When we are in sync we fly with words. Language takes us to the heart of all things, back to the very beginning. It is that ecstasy of flight we want, and want it so badly we will go to battle every day of our lives for it and wring ourselves dry in the mirror of the white page, all for the moment when the world falls away and we fly free into an endless sky of stars.
There, the despair and the struggle seems like small change, too minor to count. We will shed our blood in ink again and again.
What else can we do?
We are writers.
We must write.



Rohini,
Once again, you’ve written what I suspect is going to become one of my favourite pieces of writing on Epic India. Perhaps even, one of my favourite pieces of writing about writing. This is a beautiful piece, heartfelt, simple and powerfully eloquent.
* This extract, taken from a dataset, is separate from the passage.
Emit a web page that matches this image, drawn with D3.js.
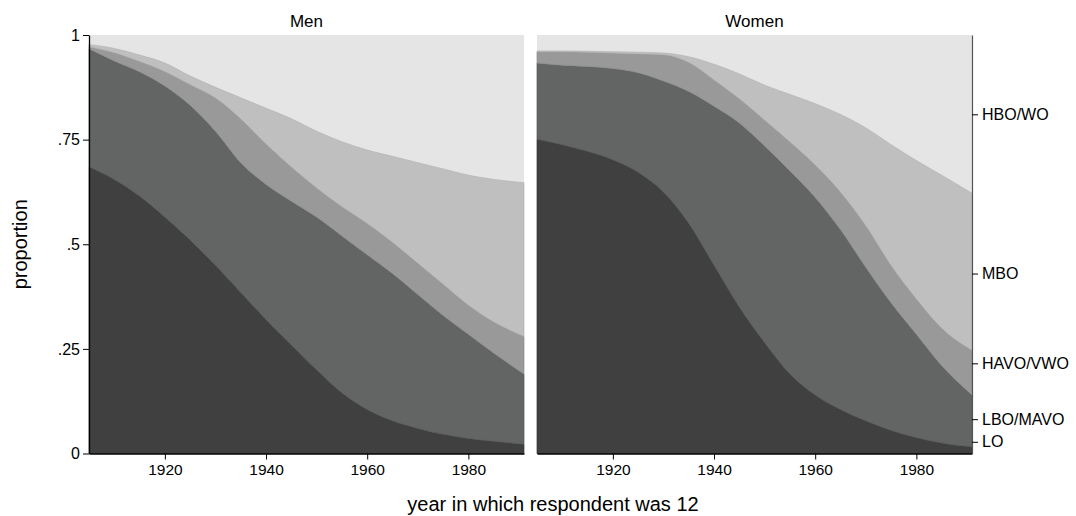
<!DOCTYPE html>
<html>
<head>
<meta charset="utf-8">
<script src="https://cdn.jsdelivr.net/npm/d3@7"></script>
<style>
  html, body { margin: 0; padding: 0; background: #fff; }
  svg { display: block; font-family: "Liberation Sans", Arial, Helvetica, sans-serif; }
</style>
</head>
<body>
<svg id="chart" width="1076" height="516"></svg>
<script>
// ---- data ----
const years = [1905,1910,1915,1920,1925,1930,1935,1940,1945,1950,1955,1960,1965,1970,1975,1980,1985,1991];
const categories = ["LO","LBO/MAVO","HAVO/VWO","MBO","HBO/WO"];
const panels = ["Men","Women"];

// Men: share of each education level
const menLO   = [.685,.655,.615,.565,.510,.450,.385,.320,.260,.200,.145,.105,.078,.060,.046,.036,.029,.022];
const menLBO  = [.282,.283,.297,.313,.322,.320,.310,.323,.343,.365,.375,.370,.352,.320,.284,.249,.211,.168];
const menHAVO = [.005,.020,.025,.035,.050,.080,.105,.097,.082,.070,.070,.075,.075,.075,.075,.070,.075,.090];
const menMBO  = [.005,.010,.015,.020,.020,.025,.050,.085,.115,.135,.155,.175,.205,.240,.275,.310,.340,.367];
const menHBO  = [.023,.032,.048,.067,.098,.125,.150,.175,.200,.230,.255,.275,.290,.305,.320,.335,.345,.353];

// Women
const womenLO   = [.751,.738,.722,.702,.672,.625,.550,.450,.350,.265,.190,.140,.105,.078,.055,.038,.025,.016];
const womenLBO  = [.182,.190,.203,.218,.238,.265,.315,.380,.440,.470,.485,.472,.430,.367,.305,.247,.185,.124];
const womenHAVO = [.027,.032,.034,.037,.045,.063,.070,.063,.058,.062,.070,.078,.090,.100,.090,.085,.090,.107];
const womenMBO  = [.002,.002,.002,.003,.004,.004,.013,.037,.059,.083,.113,.146,.185,.233,.288,.330,.365,.375];
const womenHBO  = [.038,.039,.040,.040,.041,.043,.052,.070,.093,.120,.142,.164,.190,.222,.262,.300,.335,.378];

const xTicks = [1920,1940,1960,1980];
const yTicks = [0,.25,.5,.75,1];
const yTickLabels = ["0",".25",".5",".75","1"];
// right-hand category labels (positions in proportion units)
const rightLabelValues = [.028,.082,.2155,.43,.8105];

const colors = ["#404040","#636564","#999999","#bfbfbf","#e5e5e5"];
const strokes = ["#333333","#555756","#8c8c8c","#b3b3b3","#e5e5e5"];

// ---- build tables ----
function table(series) {
  return years.map((yr, i) => {
    const row = {year: yr};
    categories.forEach((c, k) => row[c] = series[k][i]);
    return row;
  });
}
const tables = {
  Men: table([menLO, menLBO, menHAVO, menMBO, menHBO]),
  Women: table([womenLO, womenLBO, womenHAVO, womenMBO, womenHBO])
};

// ---- layout ----
const svg = d3.select("#chart");
const plotTop = 35, plotBottom = 453.5;
const panelX = {Men: [89, 524], Women: [537, 972]};
const y = d3.scaleLinear().domain([0,1]).range([plotBottom, plotTop]);
const stack = d3.stack().keys(categories);

panels.forEach(p => {
  const x = d3.scaleLinear().domain([1905,1991]).range(panelX[p]);
  const g = svg.append("g");
  const series = stack(tables[p]);
  const area = d3.area()
    .x(d => x(d.data.year))
    .y0(d => y(Math.min(1, d[0])))
    .y1(d => y(Math.min(1, d[1])))
    .curve(d3.curveMonotoneX);
  // top category fills everything up to 1
  g.append("rect")
    .attr("x", panelX[p][0]).attr("y", plotTop)
    .attr("width", panelX[p][1]-panelX[p][0]).attr("height", plotBottom-plotTop)
    .attr("fill", colors[4]);
  series.forEach((s, k) => {
    if (k === categories.length - 1) return;
    g.append("path")
      .datum(s)
      .attr("d", area)
      .attr("fill", colors[k])
      .attr("stroke", strokes[k])
      .attr("stroke-width", 0.7);
  });

  // x axis
  const xa = g.append("g").attr("transform", `translate(0,${plotBottom})`)
    .call(d3.axisBottom(x).tickValues(xTicks).tickFormat(d3.format("d")).tickSize(6).tickSizeOuter(0));
  xa.select(".domain").attr("stroke", "#000").attr("stroke-width", 1.3);
  xa.selectAll(".tick line").attr("stroke", "#000");
  xa.selectAll("text").attr("font-size", 15.5).attr("fill", "#000").attr("dy", "0.85em").attr("y", 8);

  // panel title
  svg.append("text")
    .attr("x", (panelX[p][0] + panelX[p][1]) / 2).attr("y", 27)
    .attr("text-anchor", "middle").attr("font-size", 17).attr("fill", "#000")
    .text(p);

  if (p === "Men") {
    const ya = g.append("g").attr("transform", `translate(${panelX[p][0]},0)`)
      .call(d3.axisLeft(y).tickValues(yTicks).tickFormat((d, i) => yTickLabels[i]).tickSize(6).tickSizeOuter(0));
    ya.select(".domain").attr("stroke", "#000").attr("stroke-width", 1.3);
    ya.selectAll(".tick line").attr("stroke", "#000");
    ya.selectAll("text").attr("font-size", 16).attr("fill", "#000").attr("x", -9);
  } else {
    const ra = g.append("g").attr("transform", `translate(${panelX[p][1]},0)`)
      .call(d3.axisRight(y).tickValues(rightLabelValues)
        .tickFormat((d, i) => categories[i]).tickSize(6).tickSizeOuter(0));
    ra.select(".domain").attr("stroke", "#555").attr("stroke-width", 1.2);
    ra.selectAll(".tick line").attr("stroke", "#000");
    ra.selectAll("text").attr("font-size", 16).attr("fill", "#000").attr("x", 10);
  }
});

// axis titles
svg.append("text")
  .attr("transform", `translate(27,${(plotTop+plotBottom)/2}) rotate(-90)`)
  .attr("text-anchor", "middle").attr("font-size", 20).attr("fill", "#000")
  .text("proportion");
svg.append("text")
  .attr("x", 553).attr("y", 511)
  .attr("text-anchor", "middle").attr("font-size", 20).attr("fill", "#000")
  .text("year in which respondent was 12");
</script>
</body>
</html>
If I may quote a favourite line from another favourite piece of writing (a poem) about writing, by Erica Jong:
We write
as leaves breathe;
to live.
Ashok
— Ashok Banker · Nov 20, 07:58 · #
Rohini! This is excellent, absolute and so complete. mina
— mina laksh ( minakshi) · Nov 20, 10:23 · #
Rohini, you’ve spoken for us all!
Vinod
— Vinod Joseph · Nov 20, 19:10 · #
The best thing about this article is that although it focuses on the art of writing, it is applicable to all arts, rather all vocations where the person involved doesn’t look at the job only as source of earning, but it is one’s yearning for a new way of looking at the world, a new expression, a new discovery, a new journey, that propels one forward.
Being a scientist I can vouch that it applies equally for science, if not more.
Kudos again for a very well expressed writing.